Hoy sé que eso fue un delito de usurpación de funciones públicas, incluido en el artículo 276 del Código Penal de la Ciudad de México: “Al que sin ser servidor público se atribuya ese carácter y ejerza alguna de las funciones de tal, se le impondrán de uno a seis años de prisión y de cien a quinientos días multa”.

Otro caso fue cuando di en renta una bodega al norte de la ciudad, para lo cual elaboré el mejor contrato de arrendamiento posible y que terminó con dos años de uso por parte del inquilino y el pago de sólo 14 meses de alquiler. Para recuperar la posesión de la bodega, se me ocurrió negociar con el inquilino la terminación del contrato, de común acuerdo. Luego de un par de meses se fue sin provocar más problemas. Hoy conozco que esa estrategia es un medio alternativo de solución de controversias, incluido en el artículo 17 de nuestra Constitución: “Siempre que no se afecte la igualdad entre las partes, el debido proceso u otros derechos en los juicios o procedimientos seguidos en forma de juicio, las autoridades deberán privilegiar la solución del conflicto sobre los formalismos procedimentales”. De acuerdo con el Código Civil de la Ciudad de México, haber rentado la bodega sin tener el conocimiento pleno de lo que hacía, podría haberme complicado su recuperación, pues según el artículo 828: “La posesión se pierde […] V. Por despojo, si la posesión del despojado dura más de un año”.

En el caso de mis padres pudo haber sido un caso de fraude, contemplado en el artículo 386 del Código Penal Federal, por tratarse de un terreno frente al mar (y no en la Ciudad de México): “Comete el delito de fraude el que, engañando a uno o aprovechándose del error en que éste se halla, se hace ilícitamente de alguna cosa o alcanza un lucro indebido”.

El caso de mis abuelos es diferente, pues la ley no está para concedernos todo lo que queramos, sino sólo lo que nos corresponde.
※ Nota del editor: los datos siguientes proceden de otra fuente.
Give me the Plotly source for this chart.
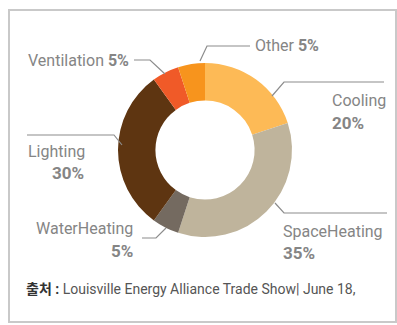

Si el inquilino no había incumplido con sus obligaciones, el abogado no podía haber acreditado una razón justa para desalojarlo, lo cual es muy distinto a afirmar que el abogado se había puesto del lado del inquilino.

Considero que si el programa de educación oficial del gobierno mexicano incluyera un temario más amplio de derecho (así como pone énfasis en temas como: “¿Quién descubrió América? Cristóbal Colón”, “¿Quién inició la Independencia ? El cura Hidalgo”, o entonar el himno nacional todos los lunes hasta memorizarlo), conoceríamos mejor nuestros derechos y nuestras obligaciones.

Entonces sabríamos a qué tenemos derecho, tendríamos una mejor idea acerca de cómo defendernos en caso de sufrir un abuso y qué hacer en caso de tener un problema legal. Pero, lo más importante, sabríamos cuáles son nuestras obligaciones como ciudadanos, conocer nuestros límites legales y estar conscientes de qué nos podría ocurrir en caso de violar la ley.

Sólo de ese modo estaríamos en el camino correcto para construir una sociedad mexicana más justa.